Published by: The Economic Times, 20th January 2001
By Pradeep S Mehta
CUTS Centre for International Trade, Economics and Environment
Now the revered Kanchi Shankaracharya has joined the anti-globalisation bandwagon, seeking a halt of the liberalisation process, as ‘it is having a disastrous impact on our economy’. Many would like to believe that the current process of globalisation and liberalisation is harmful to our economy because several small and medium scale factories are closing to due to cheaper import of consumer goods. The evidence does not suggest in concrete terms that it is entirely due to imports that these factories are being affected. Indeed years of protection have left them vulnerable and the playing field is not level. But there are other factors too, which often get overlooked. However the question to be asked is if these goods are coming in, there is a growing demand. This demand is being met with goods of better quality and lower prices. As a result consumers are using the savings for other things, thus the whole economy is gaining. If indeed there was widespread unemployment and consequent reduction in purchasing power—due to the downturn–these goods would not have found a market. Unfortunately much of the facts is being overtaken by hype and over-reaction.
For all these years we have kept our markets closed to competition from abroad for several reasons. One which continues to linger on is the fear of becoming colonised once again. The East India Company syndrome continues to dominate our psyche. During those days information moved at a snail’s pace when a letter would take atleast six months to reach Europe from India. Today information can reach any remote corner of the world in split seconds, thus assuming that we are helpless is very disingenuous. The Soviet empire collapsed due to the fax machine which enabled people to send out information without being censored. The exchange helped build up international opinion and pressure on the repressive regime, leading to its collapse and replacement by a democracy. Today internet has the power of thwarting any such design. For example, it has been used very effectively by the international civil society to ensure the demise of the OECD’s draft multilateral agreement on investment (MAI). This accord would have granted increased rights to transnational companies, and enhanced responsibilities of countries to ensure that these rights are upheld. It was literally a licence to loot.
However, in spite of the demise of the MAI, foreign direct investment (FDI) continues to increase and some of it flows to developing countries. One of the arguments against the MAI has been whether having it will help increase FDI flows. That argument stands vindicated. The annual UNCTAD World Investment Reports points out that FDI continues to grow every year. Much of it is due to domestic regulatory changes, which have enabled FDI to come in smoothly. In India, we specialise in vacillation on our FDI policy, and where there is a clear policy other factors have a negative effect with the result FDI flows are too little for the size of our economy and our needs.

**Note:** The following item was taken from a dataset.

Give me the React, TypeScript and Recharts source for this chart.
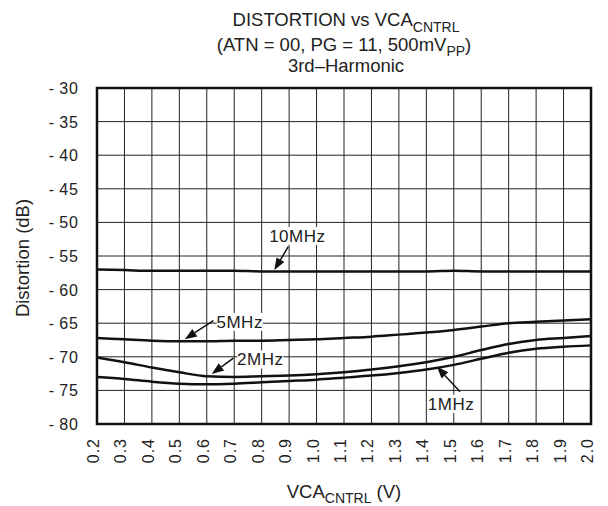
import React from 'react';
import {
  LineChart,
  Line,
  XAxis,
  YAxis,
  CartesianGrid,
  ReferenceArea,
  ReferenceLine,
  ReferenceDot,
} from 'recharts';

const FONT = '"Liberation Sans", Arial, Helvetica, sans-serif';

// VCA control voltage (V)
const vcaControl = [0.2, 0.3, 0.4, 0.5, 0.6, 0.7, 0.8, 0.9, 1.0, 1.1, 1.2, 1.3, 1.4, 1.5, 1.6, 1.7, 1.8, 1.9, 2.0];
const xTickLabels = ['0.2', '0.3', '0.4', '0.5', '0.6', '0.7', '0.8', '0.9', '1.0', '1.1', '1.2', '1.3', '1.4', '1.5', '1.6', '1.7', '1.8', '1.9', '2.0'];
const yTicks = [-80, -75, -70, -65, -60, -55, -50, -45, -40, -35, -30];

// Distortion (dB), 3rd harmonic
const dist10MHz = [-57.0, -57.1, -57.2, -57.2, -57.2, -57.2, -57.3, -57.3, -57.3, -57.3, -57.3, -57.3, -57.3, -57.2, -57.3, -57.3, -57.3, -57.3, -57.3];
const dist5MHz = [-67.2, -67.4, -67.6, -67.7, -67.7, -67.6, -67.6, -67.5, -67.4, -67.2, -67.0, -66.7, -66.4, -66.0, -65.5, -65.0, -64.8, -64.6, -64.4];
const dist2MHz = [-70.1, -70.8, -71.6, -72.3, -72.9, -73.0, -72.9, -72.8, -72.6, -72.3, -71.9, -71.4, -70.8, -70.0, -69.0, -68.1, -67.5, -67.2, -66.9];
const dist1MHz = [-73.0, -73.3, -73.7, -74.0, -74.1, -74.0, -73.8, -73.6, -73.4, -73.1, -72.8, -72.4, -71.9, -71.2, -70.3, -69.4, -68.8, -68.5, -68.3];

// Annotations: label position and arrow (data coordinates)
const seriesLabels = ['10MHz', '5MHz', '2MHz', '1MHz'];
const labelX = [0.93, 0.72, 0.795, 1.49];
const labelY = [-52.0, -64.8, -70.4, -77.0];
const arrowFromX = [0.897, 0.624, 0.697, 1.523];
const arrowFromY = [-53.6, -64.6, -70.2, -75.2];
const arrowToX = [0.846, 0.52, 0.618, 1.438];
const arrowToY = [-57.1, -67.4, -72.56, -71.46];

const data = vcaControl.map((v, i) => ({
  v,
  d10: dist10MHz[i],
  d5: dist5MHz[i],
  d2: dist2MHz[i],
  d1: dist1MHz[i],
}));

const XTick = (props: any) => {
  const { x, y, payload } = props;
  const idx = vcaControl.indexOf(payload.value);
  const label = idx >= 0 ? xTickLabels[idx] : String(payload.value);
  const bx = x + 2;
  const by = y + 14;
  return (
    <text
      x={bx}
      y={by}
      transform={`rotate(-90 ${bx} ${by})`}
      textAnchor="end"
      fontSize={16}
      letterSpacing={1}
      fontFamily={FONT}
      fill="#222"
    >
      {label}
    </text>
  );
};

const YTick = (props: any) => {
  const { x, y, payload } = props;
  const v = payload.value as number;
  return (
    <text x={x} y={y} dy={6} textAnchor="end" fontSize={16} letterSpacing={1} fontFamily={FONT} fill="#222">
      {(v < 0 ? '-\u2009' : '') + Math.abs(v)}
    </text>
  );
};

const Arrow = (props: any) => {
  const { x1, y1, x2, y2 } = props;
  if ([x1, y1, x2, y2].some((n) => typeof n !== 'number' || isNaN(n))) return null;
  const dx = x2 - x1;
  const dy = y2 - y1;
  const len = Math.sqrt(dx * dx + dy * dy) || 1;
  const ux = dx / len;
  const uy = dy / len;
  const hl = 12;
  const hw = 4.5;
  const bx = x2 - ux * hl;
  const by = y2 - uy * hl;
  const p1 = `${bx - uy * hw},${by + ux * hw}`;
  const p2 = `${bx + uy * hw},${by - ux * hw}`;
  return (
    <g>
      <line x1={x1} y1={y1} x2={bx} y2={by} stroke="#111" strokeWidth={1.5} />
      <polygon points={`${x2},${y2} ${p1} ${p2}`} fill="#111" />
    </g>
  );
};

const makeLabel = (text: string) => (props: any) => {
  const { cx, cy } = props;
  const w = text.length * 10.5 + 4;
  const h = 18;
  return (
    <g>
      <rect x={cx - w / 2} y={cy - h / 2} width={w} height={h} fill="#fff" />
      <text x={cx} y={cy} dy={6} textAnchor="middle" fontSize={17} letterSpacing={0.5} fontFamily={FONT} fill="#222">
        {text}
      </text>
    </g>
  );
};

export default function App() {
  return (
    <div style={{ position: 'absolute', left: 0, top: 0, width: 608, height: 506, background: '#fff', fontFamily: FONT }}>
      <LineChart width={608} height={506} data={data} margin={{ top: 88, right: 17, bottom: 0, left: 0 }}>
        <CartesianGrid stroke="#222" strokeWidth={1} />
        <XAxis
          dataKey="v"
          type="number"
          domain={[0.2, 2.0]}
          ticks={vcaControl}
          interval={0}
          height={82}
          axisLine={false}
          tickLine={false}
          tickSize={0}
          tickMargin={0}
          tick={<XTick />}
        />
        <YAxis
          type="number"
          domain={[-80, -30]}
          ticks={yTicks}
          interval={0}
          width={97}
          axisLine={false}
          tickLine={false}
          tickSize={0}
          tickMargin={18}
          tick={<YTick />}
        />
        {seriesLabels.map((s, i) => (
          <ReferenceDot key={'lbl' + s} x={labelX[i]} y={labelY[i]} r={0} shape={makeLabel(s)} ifOverflow="visible" />
        ))}
        <Line type="monotone" dataKey="d10" stroke="#111" strokeWidth={2.5} dot={false} isAnimationActive={false} />
        <Line type="monotone" dataKey="d5" stroke="#111" strokeWidth={2.5} dot={false} isAnimationActive={false} />
        <Line type="monotone" dataKey="d2" stroke="#111" strokeWidth={2.5} dot={false} isAnimationActive={false} />
        <Line type="monotone" dataKey="d1" stroke="#111" strokeWidth={2.5} dot={false} isAnimationActive={false} />
        {seriesLabels.map((s, i) => (
          <ReferenceLine
            key={'arr' + s}
            segment={[
              { x: arrowFromX[i], y: arrowFromY[i] },
              { x: arrowToX[i], y: arrowToY[i] },
            ]}
            shape={<Arrow />}
            ifOverflow="visible"
          />
        ))}
        <ReferenceArea x1={0.2} x2={2.0} y1={-80} y2={-30} fill="none" fillOpacity={0} stroke="#111" strokeWidth={2.5} ifOverflow="visible" />
      </LineChart>
      <svg width={608} height={506} style={{ position: 'absolute', left: 0, top: 0, pointerEvents: 'none' }}>
        <text x={346} y={25.5} textAnchor="middle" fontSize={18.5} fontFamily={FONT} fill="#222">
          DISTORTION vs VCA
          <tspan fontSize={14} dy={6}>CNTRL</tspan>
        </text>
        <text x={344} y={50.5} textAnchor="middle" fontSize={18.5} fontFamily={FONT} fill="#222">
          (ATN = 00, PG = 11, 500mV
          <tspan fontSize={14} dy={5}>PP</tspan>
          <tspan dy={-5}>)</tspan>
        </text>
        <text x={346} y={71.5} textAnchor="middle" fontSize={18.5} fontFamily={FONT} fill="#222">
          3rd–Harmonic
        </text>
        <text x={344} y={498} textAnchor="middle" fontSize={18.5} fontFamily={FONT} fill="#222">
          VCA
          <tspan fontSize={14} dy={5}>CNTRL</tspan>
          <tspan dy={-5}> (V)</tspan>
        </text>
        <text x={29} y={258} transform="rotate(-90 29 258)" textAnchor="middle" fontSize={18.5} fontFamily={FONT} fill="#222">
          Distortion (dB)
        </text>
      </svg>
    </div>
  );
}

A few weeks ago, I had pointed out in these columns about low level of FDI flows into India. In 1999, we received only about $2.17bn, as against a small country like Chile getting $9.22bn (How to grow, and reduce poverty too, December 9, 2000). Somewhat similar to our East India Company experience, in the 1970s Chile was actually under the control of the US-based giant: AT&T. Yet Chile is not afraid any longer about FDI having any type of colonising effect. It has all the laws in place by which they manage their economy pretty well. Why is Chile pursuing FDI? Because it does not have the resources to enable it to meet their consumers’ demands and their own economy’s needs.
Even as India, we do not have those massive resources to generate the amount of electricity that will be required to meet with demands of an increasing population, agriculture and industry. Not only electricity but several other essential infrastructural services, such as roads, water, communications etc, will continue to degenerate unless resources are found to buttress them. If we are unable to buttress the critical basic need requirements and availability, we will not be able to reduce poverty.
If swadeshi was the way forward, we would not have landed up in the mess that we are in. Interestingly, at one of our workshops on reforms, governance and state accountability with grassroot activists, many of who have started appreciating the need for liberalisation and reforms, swadeshi was defined by them as what is ‘good for us and our country’. These people with robust common sense have realised that the protagonists of the so-called swadeshi movement are actually not rooting for the country but for some vested interests. They are convinced that reforms are necessary if they have to get out their poverty trap. For example, they are even willing to pay more for electricity, if the supply and quality is consistent. Thus to assume that liberalisation will not benefit the consumers or the economy is quite illogical. A large section of people are in favour of reforms, provide the government continues to talk to them, and in their language. Otherwise the pace of reforms will suffer and we will continue to wallow in abysmal poverty.